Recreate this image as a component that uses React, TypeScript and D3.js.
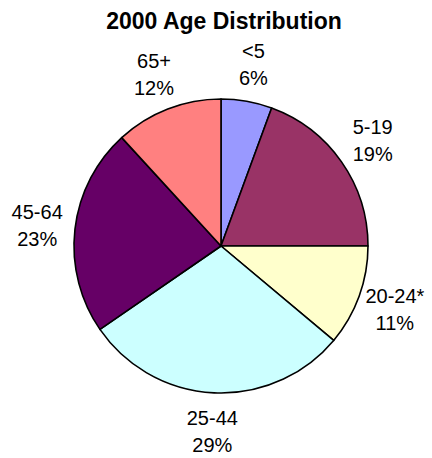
import React from "react";
import * as d3 from "d3";

const categories = ["<5", "5-19", "20-24*", "25-44", "45-64", "65+"];
const values = [5.6, 19.4, 11.1, 29.3, 22.8, 11.8];
const percentLabels = ["6%", "19%", "11%", "29%", "23%", "12%"];
const colors = ["#9999FF", "#993366", "#FFFFCC", "#CCFFFF", "#660066", "#FF8080"];
const title = "2000 Age Distribution";

const W = 432;
const H = 458;
const cx = 221;
const cy = 246;
const radius = 147;
const labelRadius = 185;
const font = "'Liberation Sans', Arial, Helvetica, sans-serif";

export default function App() {
  const data = categories.map((c, i) => ({ cat: c, value: values[i], pct: percentLabels[i], color: colors[i] }));
  const pie = d3.pie<any>().value((d) => d.value).sort(null);
  const arcs = pie(data);
  const arc = d3.arc<any>().innerRadius(0).outerRadius(radius);

  return (
    <svg width={W} height={H} style={{ position: "absolute", left: 0, top: 0, background: "#fff" }}>
      <text x={224} y={29} textAnchor="middle" fontFamily={font} fontWeight="bold" fontSize={23} fill="#000">
        {title}
      </text>
      <g transform={`translate(${cx},${cy})`}>
        {arcs.map((a, i) => (
          <path key={i} d={arc(a) || ""} fill={a.data.color} stroke="#000" strokeWidth={1.6} strokeLinejoin="round" />
        ))}
        {arcs.map((a, i) => {
          const mid = (a.startAngle + a.endAngle) / 2;
          const x = Math.sin(mid) * labelRadius;
          const y = -Math.cos(mid) * labelRadius;
          return (
            <text key={"l" + i} x={x} textAnchor="middle" fontFamily={font} fontSize={20} fill="#000">
              <tspan x={x} y={y - 6}>{a.data.cat}</tspan>
              <tspan x={x} y={y + 21}>{a.data.pct}</tspan>
            </text>
          );
        })}
      </g>
    </svg>
  );
}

• **EXERCISE**: Write out, word for word, the lines from the start of the data through the one holding "const arc = d3.arc<any>().innerRadius(0).outerRadius(radius);". Omit pictures.

• **EXERCISE SOLUTION**:
Recreate this image as a component that uses React, TypeScript and D3.js.
import React from "react";
import * as d3 from "d3";

const categories = ["<5", "5-19", "20-24*", "25-44", "45-64", "65+"];
const values = [5.6, 19.4, 11.1, 29.3, 22.8, 11.8];
const percentLabels = ["6%", "19%", "11%", "29%", "23%", "12%"];
const colors = ["#9999FF", "#993366", "#FFFFCC", "#CCFFFF", "#660066", "#FF8080"];
const title = "2000 Age Distribution";

const W = 432;
const H = 458;
const cx = 221;
const cy = 246;
const radius = 147;
const labelRadius = 185;
const font = "'Liberation Sans', Arial, Helvetica, sans-serif";

export default function App() {
  const data = categories.map((c, i) => ({ cat: c, value: values[i], pct: percentLabels[i], color: colors[i] }));
  const pie = d3.pie<any>().value((d) => d.value).sort(null);
  const arcs = pie(data);
  const arc = d3.arc<any>().innerRadius(0).outerRadius(radius);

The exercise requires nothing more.